Now that we have all the event rules created we need to update our dynamodb records:
<?php
function storeSubscription($sdk, $request, $rules) {
// Set dynamodb client
$ddb = $sdk->createDynamoDb();
$site = sitename($request->url);
$extension = get_extension_name($request->extension);
// Delete all records for this site+extension prior to set new
$requests = [];
foreach (SCHEDULES as $schedule) {
$id = sprintf('%s-%s-%s', $site, $extension, $schedule);
$requests[] = [
'DeleteRequest' => [
'Key' => [
'id' => ['S' => $id],
],
],
];
}
try {
$result = $ddb->batchWriteItem([
'RequestItems' => ['CronSubscription' => $requests]
]);
} catch (AwsException $e) {
error_log($e->getMessage());
}
// Prepare requests: one insert per schedule
if (count($request->schedules) > 0) {
$requests = [];
foreach ($request->schedules as $schedule) {
$id = sprintf('%s-%s-%s', $site, $extension, $schedule);
$requests[] = [
'PutRequest' => [
'Item' => [
'id' => ['S' => (string) $id],
'url' => ['S' => (string) $request->url],
'time' => ['S' => (string) $request->timestamp],
'schedule' => ['S' => (string) $schedule],
'extension' => ['S' => (string) $request->extension],
'purchase_id' => ['S' => (string) ($request->purchase_id ?? '')],
'event_rule_arn' => ['S' => (string) ($rules[$schedule] ?? '')],
'failures' => ['N' => (string) '0'],
],
],
];
}
try {
$result = $ddb->batchWriteItem([
'RequestItems' => ['CronSubscription' => $requests]
]);
} catch (AwsException $e) {
error_log($e->getMessage());
return false;
}
}
return true;
}
To save the write unit credits, we’re using the batchWriteItem
method to insert multiple (upto 20) items. And of course we need to delete the old items by using same batchWriteItem
with DeleteRequest
clause.
Multi-regional support
It’s all cool now and working great, but… it’s just us-east-1
region. What if we want to make it multi-regional with auto geo-targeting?
Here’re the steps to go multi-regional:
- Deploy your lambdas by running the command with all the regions you need:
serverless deploy --stage production --region us-east-1
- Request a certificate in each region and configure a custom domain for api gateway
- In dynamodb you need to create global tables: just go to Global Table tab and add the regions. Note: the table shall be empty.

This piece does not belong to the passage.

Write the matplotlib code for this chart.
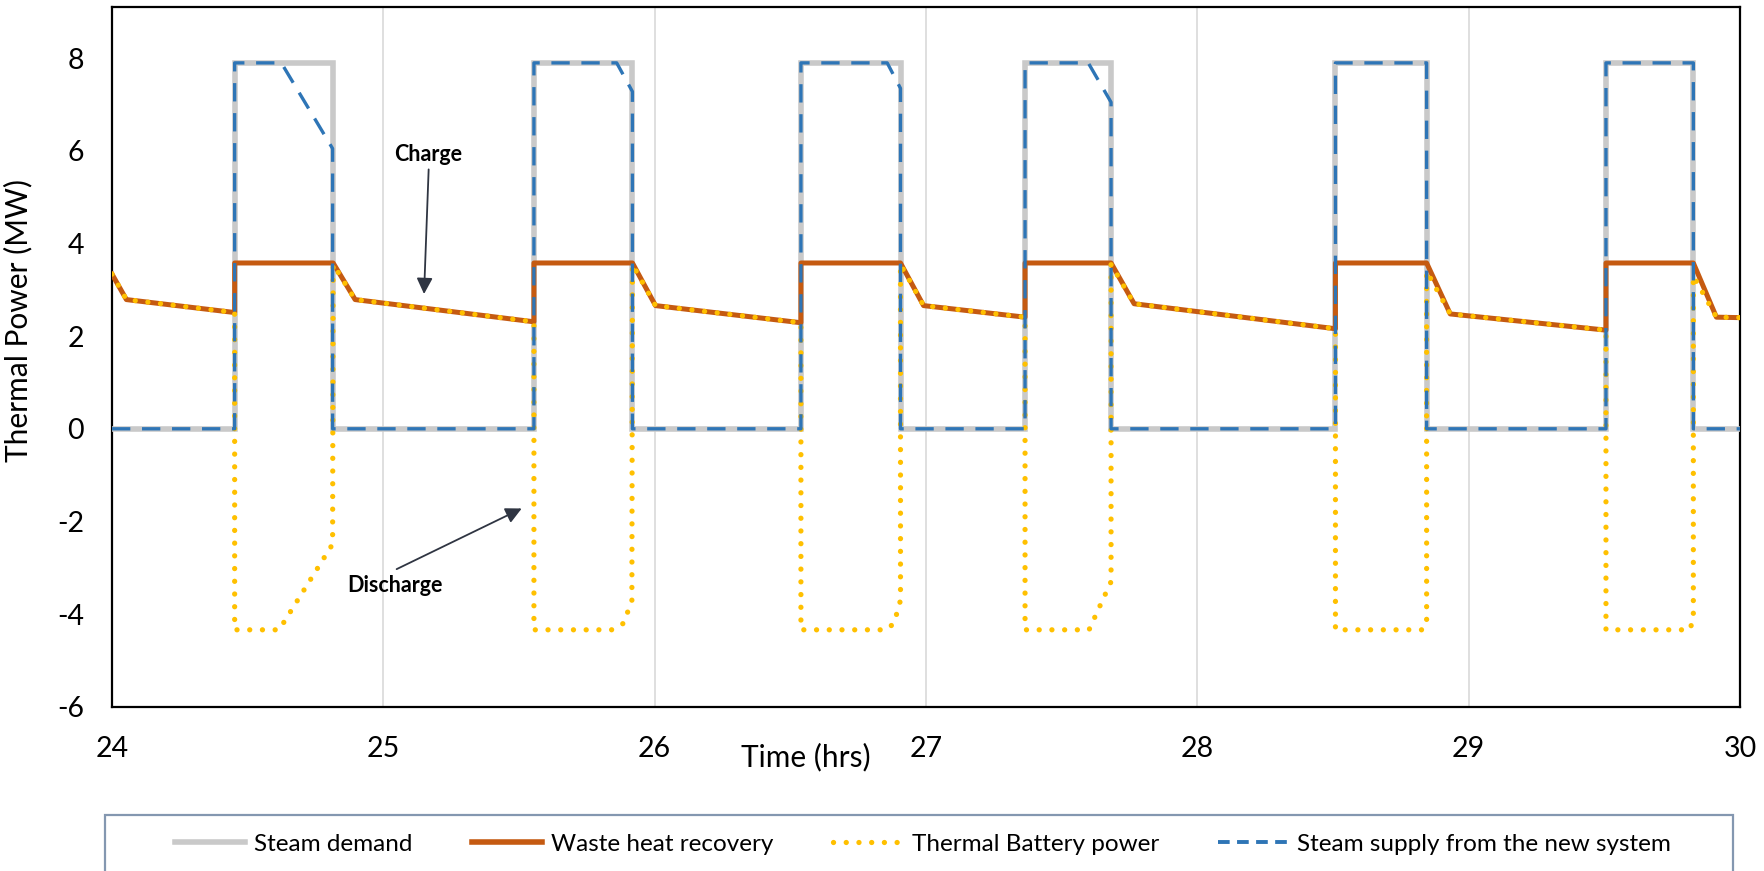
import matplotlib
matplotlib.use("Agg")
import matplotlib.pyplot as plt
from matplotlib.lines import Line2D
from matplotlib.patches import Rectangle

plt.rcParams['font.family'] = ['Lato', 'DejaVu Sans']

# ---------------- data ----------------
demand_t = [24.0, 24.452, 24.452, 24.815, 24.815, 25.555, 25.555, 25.918, 25.918,
            26.539, 26.539, 26.906, 26.906, 27.365, 27.365, 27.682, 27.682,
            28.509, 28.509, 28.845, 28.845, 29.506, 29.506, 29.828, 29.828, 30.0]
demand_v = [0, 0, 7.9, 7.9, 0, 0, 7.9, 7.9, 0,
            0, 7.9, 7.9, 0, 0, 7.9, 7.9, 0,
            0, 7.9, 7.9, 0, 0, 7.9, 7.9, 0, 0]

whr_t = [24.0, 24.053, 24.452, 24.452, 24.815, 24.896, 25.555, 25.555, 25.918,
         26.003, 26.539, 26.539, 26.906, 26.991, 27.365, 27.365, 27.682, 27.767,
         28.509, 28.509, 28.845, 28.932, 29.506, 29.506, 29.828, 29.913, 30.0]
whr_v = [3.34, 2.79, 2.51, 3.58, 3.58, 2.79, 2.31, 3.58, 3.58,
         2.66, 2.29, 3.58, 3.58, 2.66, 2.41, 3.58, 3.58, 2.70,
         2.16, 3.58, 3.58, 2.48, 2.13, 3.58, 3.58, 2.41, 2.40]

battery_t = [24.0, 24.053, 24.452, 24.452, 24.616, 24.813, 24.815, 24.896,
             25.555, 25.555, 25.841, 25.885, 25.916, 25.918, 26.003,
             26.539, 26.539, 26.853, 26.882, 26.906, 26.906, 26.991,
             27.365, 27.365, 27.601, 27.639, 27.682, 27.682, 27.767,
             28.509, 28.509, 28.832, 28.845, 28.845, 28.932,
             29.506, 29.506, 29.815, 29.828, 29.828, 29.913, 30.0]
battery_v = [3.34, 2.79, 2.51, -4.34, -4.34, -2.49, 3.55, 2.79,
             2.31, -4.34, -4.34, -4.2, -3.71, 3.55, 2.66,
             2.29, -4.34, -4.34, -4.2, -3.7, 3.55, 2.66,
             2.41, -4.34, -4.34, -3.85, -3.3, 3.55, 2.70,
             2.16, -4.34, -4.34, -4.15, 3.4, 2.48,
             2.13, -4.34, -4.34, -4.1, 3.3, 2.41, 2.40]

supply_t = [24.0, 24.452, 24.452, 24.624, 24.813, 24.813,
            25.555, 25.555, 25.86, 25.918, 25.918,
            26.539, 26.539, 26.857, 26.906, 26.906,
            27.365, 27.365, 27.598, 27.682, 27.682,
            28.509, 28.509, 28.845, 28.845,
            29.506, 29.506, 29.828, 29.828, 30.0]
supply_v = [0, 0, 7.9, 7.9, 6.05, 0,
            0, 7.9, 7.9, 7.28, 0,
            0, 7.9, 7.9, 7.35, 0,
            0, 7.9, 7.9, 7.05, 0,
            0, 7.9, 7.9, 0,
            0, 7.9, 7.9, 0, 0]

series_labels = ["Steam demand", "Waste heat recovery", "Thermal Battery power",
                 "Steam supply from the new system"]
x_ticks = [24, 25, 26, 27, 28, 29, 30]
y_ticks = [-6, -4, -2, 0, 2, 4, 6, 8]

# ---------------- styles ----------------
c_gray = "#C9C9C9"
c_orange = "#C55A11"
c_yellow = "#FFC000"
c_blue = "#2E75B6"
c_arrow = "#2F3542"

fig = plt.figure(figsize=(17.65, 8.71), dpi=100)
ax = fig.add_axes([0.06346, 0.18863, 0.92238, 0.80298])

ax.plot(demand_t, demand_v, color=c_gray, lw=4.0, solid_joinstyle='miter', zorder=3)
ax.plot(whr_t, whr_v, color=c_orange, lw=3.6, zorder=4)
ax.plot(battery_t, battery_v, color=c_yellow, lw=3.8, dashes=(0.01, 2.4),
        dash_capstyle='round', zorder=5)
ax.plot(supply_t, supply_v, color=c_blue, lw=2.4, dashes=(5.5, 3.5), zorder=6)

ax.set_xlim(24, 30)
ax.set_ylim(-6, 9.1)
ax.set_xticks(x_ticks)
ax.set_yticks(y_ticks)
ax.set_xticklabels([str(v) for v in x_ticks])
ax.set_yticklabels([str(v) for v in y_ticks])
ax.tick_params(axis='x', length=0, pad=21, labelsize=20.5)
ax.tick_params(axis='y', length=0, pad=20, labelsize=20.5)
ax.grid(axis='x', color="#D9D9D9", lw=1.2, zorder=0)
ax.grid(axis='y', visible=False)
for s in ax.spines.values():
    s.set_color("black")
    s.set_linewidth(1.6)

ax.set_ylabel("Thermal Power (MW)", fontsize=21.5)
ax.yaxis.set_label_coords(-0.0488, 0.5515)
ax.set_xlabel("Time (hrs)", fontsize=21.5)
ax.xaxis.label.set_va('center')
ax.xaxis.set_label_coords(0.4263, -0.072)

# annotations
ax.text(25.165, 5.92, "Charge", fontsize=15.5, fontweight='bold', ha='center', va='center', zorder=7)
ax.annotate("", xy=(25.150, 2.91), xytext=(25.167, 5.60),
            arrowprops=dict(arrowstyle='-|>', color=c_arrow, lw=1.3, mutation_scale=24,
                            shrinkA=0, shrinkB=0), zorder=7)
ax.text(25.044, -3.39, "Discharge", fontsize=15.5, fontweight='bold', ha='center', va='center', zorder=7)
ax.annotate("", xy=(25.510, -1.72), xytext=(25.049, -3.03),
            arrowprops=dict(arrowstyle='-|>', color=c_arrow, lw=1.3, mutation_scale=24,
                            shrinkA=0, shrinkB=0), zorder=7)

# legend
handles = [
    Line2D([], [], color=c_gray, lw=4.0),
    Line2D([], [], color=c_orange, lw=4.0),
    Line2D([], [], color=c_yellow, lw=3.8, dashes=(0.01, 2.4), dash_capstyle='round'),
    Line2D([], [], color=c_blue, lw=2.8, dashes=(3.0, 1.9)),
]
leg = fig.legend(handles, series_labels, loc='center', bbox_to_anchor=(923 / 1765, 1 - 844 / 871),
                 ncol=4, frameon=False, fontsize=17.5, handlelength=2.9, handletextpad=0.35,
                 columnspacing=2.45, borderpad=0.0)
fig.add_artist(Rectangle((105 / 1765, -0.05), (1733 - 105) / 1765, (0.05 + 1 - 815 / 871),
                         transform=fig.transFigure, fill=False, edgecolor="#8497B0", lw=1.6,
                         clip_on=False))

fig.savefig("out.png", dpi=100)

- In Route53 create a traffic policy based on latency. It will automatically create a CNAME based on this policy.
How does it work?
When a user’s browser is resolving the domain name, Route53’s name server detects the best matching region based on latency and returns the target domain name pointing to the regional API gateway. Then it runs the subscription lambda in a selected region. In its turn, it gets the current region from the ENV and uses all the resources from the same region. Data are replicated among the regions using DynamoDB’s global tables.
Conclusion
If you need to create a granular web app or service, or you already have a web app coded in PHP, it is possible to use serverless approach to run it in AWS lambda with Bref layers. In this article I tried to highlight some aspects to help you make your first serverless.